Are you going to hold on to it? Are you going to sell it and cut your losses? Are you going to buy more?
Could you imagine the panic you’d be feeling if you didn’t think this through ahead of time?
Even on the flip side, so let’s say you buy at $3,500 today, but then it goes up to $4,000, and then $5,000 the day after that.
What’s your plan then? Are you going to take profits? Are you going to stay in the market? You have to think these things through. So, some of the key things you need to be thinking about here are…
Number 1: What is your strategy for entering the market?
Are you going to put a lump sum down at a certain price? Let’s say Bitcoin goes to $3,300, that’s my buy-in price.
Or are you going to take the other approach called “Dollar-Cost Average” where rather than doing a lump sum investment, what you do is you take your budget and you chop it up into pieces, and over the course of time, whether it be weeks, months, or even years, you slowly apply that budget into the market?
So rather than buying at a certain price and kinda being locked in, you’re buying all of the prices regardless of how the market is performing.
Number 2 is deciding, is this a short-term investment, or is this a longer-term investment? Say 3-5 years.
And that’s what I personally recommend because the cryptocurrency markets are so extremely volatile in the short term.
If you were to buy Bitcoin today at $3,500 US dollars, what if it hit a 6-month downturn literally the day after you bought it? And honestly, everyone feels like that’s the case when they first get involved in crypto.
If you have a long enough time horizon on this investment of 3-5 years, chances are you can escape that short-term volatility and if it trends up and to the right, then hopefully the future value of your investment is much larger than the initial investment that you’d be making today.
Number 3 here, you’re definitely going to want to set your stop losses and your limit orders on whatever cryptocurrency exchange or mobile app that you’re using to make trades.
Because again, if you were to buy today at $3,500, you need to know that if it sinks to $3,000 tomorrow, that might be the price at which you’ll want to pull your money out and preserve your capital and cut your losses.
And on the flip-side, if it goes up to $4,500, maybe that ticks the objective that you set for yourself. That could be the profit margin that you’re after. You have to know these things ahead of time.
Set your orders, and trust me, by doing this — by having a plan and sticking to it — you’re going to be able to sleep so much better at night.

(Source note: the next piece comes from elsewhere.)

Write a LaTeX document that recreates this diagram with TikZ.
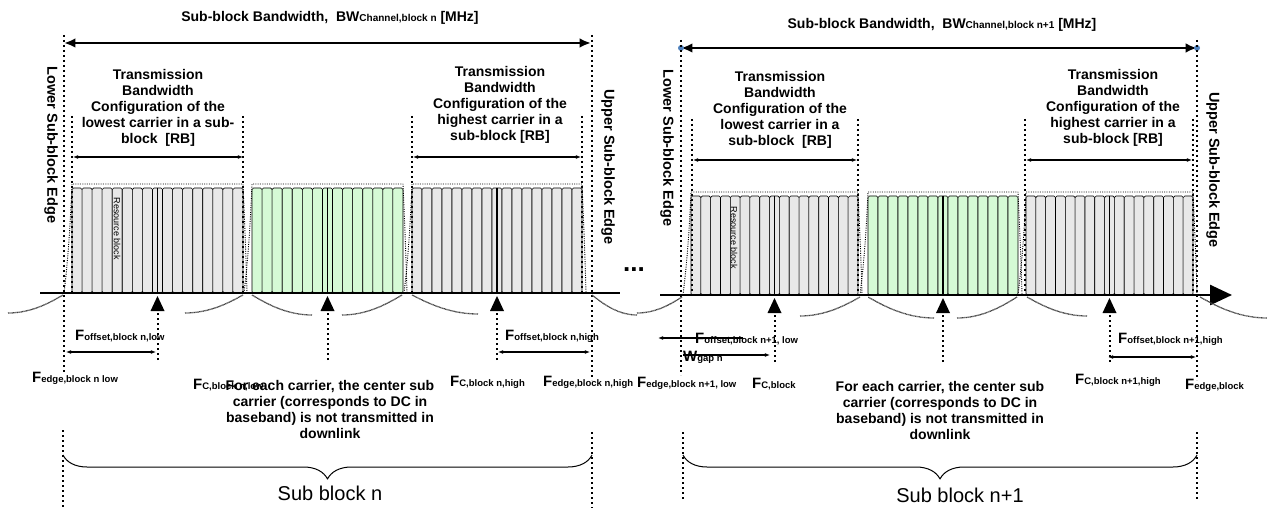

You’re not going to be glued to your phone all day checking charts and prices, and you’ll be able to conserve a lot more of your valuable brain juice.
And finally, Tip 5 is to get a hardware wallet.
You see, in order to own cryptocurrency, you have to store your coins on what’s called a digital wallet. And these wallets come in many shapes and sizes.
So there’s Coinbase, for example, which is a service that will host the wallet for you. There are apps that you can download and run yourself on a desktop or a laptop computer. And then there are these physical, what look like USB sticks.
These are hardware wallets.
And they are designed with the sole purpose of safeguarding and protecting your crypto assets. And my general recommendation is that if you own — or you intend to own — about $1,000 worth or more of cryptocurrency, then it makes sense to invest in a hardware wallet such as the Trezor, the Ledger Nano X, or a KeepKey.
And most of these hardware wallets you can snag for about $100 or less, so it definitely makes sense and it’s not going to break the bank.
5 Tips For Investing In Cryptocurrency — Beginner’s Guide!